Eso mismo ocurre con otros muchos productos. Se hace difícil en determinados momentos encontrar en los establecimientos estatales una pila de agua, o un codo, o cualquier otra pieza imprescindible para el hogar; sin embargo, los particulares las tienen al por mayor y con un precio tres veces superior al estipulado.

Sobran los ejemplos de servicios con valores sobredimensionados y que constituyen una expresión en cuanto a la urgencia de poner las cosas en su lugar (arreglar la pirámide invertida). Un ponchero, digamos, por cambiar un neumático de una llanta para otra, acción que ejecuta en menos de siete minutos y sin mucho esfuerzo físico si tiene la máquina base para sujetar la llanta, demanda por ese servicio el valor de una jornada de trabajo de un profesional de alto nivel.

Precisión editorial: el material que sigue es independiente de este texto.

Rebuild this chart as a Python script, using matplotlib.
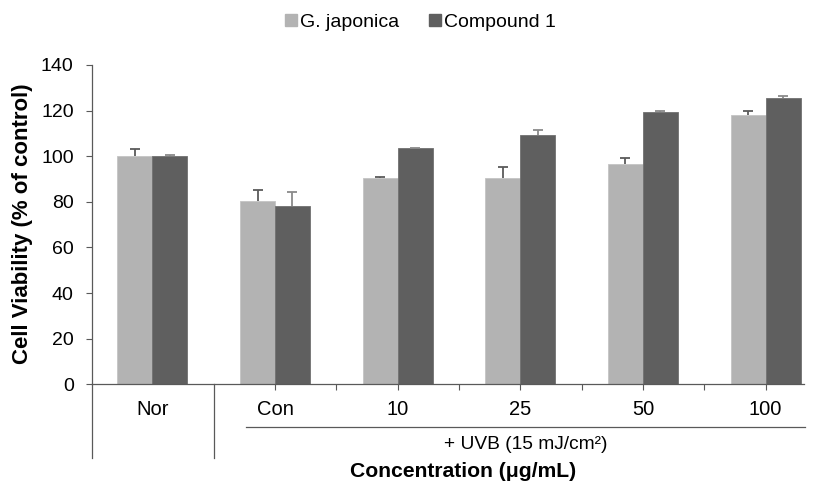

El problema que afrontamos resulta muy complejo, pero lo cierto es que si no ponemos orden y control para que las regulaciones contribuyan a ordenar todos estos “desaguisados” en el mercado y en el control de los precios, se nos van a dificultar los propósitos de reordenar las estimulaciones salariales, seguiremos con los bajos rendimientos y, lo peor, proseguirá el éxodo de nuestra fuerza laboral calificada.

No se puede concebir un regreso a las formas paternalistas de la gestión gubernamental, sino mantener la protección para que nadie quede en desamparo. Como subrayó el general de ejército Raúl Castro Ruz en el Informe Central al VII Congreso del Partido, la implementación del nuevo modelo económico irá configurando un escenario distinto, caracterizado por la creciente heterogeneidad de los sectores y grupos en nuestra sociedad, que se origina en la diferenciación de sus ingresos. Todo ello impone el reto de preservar y fortalecer la unidad nacional en circunstancias distintas a las que nos habituamos en etapas anteriores.

Pero como también advirtió ante la visible hostilidad que ensalza la actual administración estadunidense en su política de agresión contra nuestro país, “el mejor antídoto contra las políticas de subversión consiste en trabajar con integralidad y sin improvisación, hacer bien las cosas, mejorar la calidad en los servicios a la población, no dejar acumular problemas, reforzar el conocimiento de la historia de Cuba, la identidad y cultura nacionales, enaltecer el orgullo de ser cubano y propagar en el país un ambiente de legalidad, defensa del patrimonio público, de respeto a la dignidad de las personas, los valores y la disciplina social”.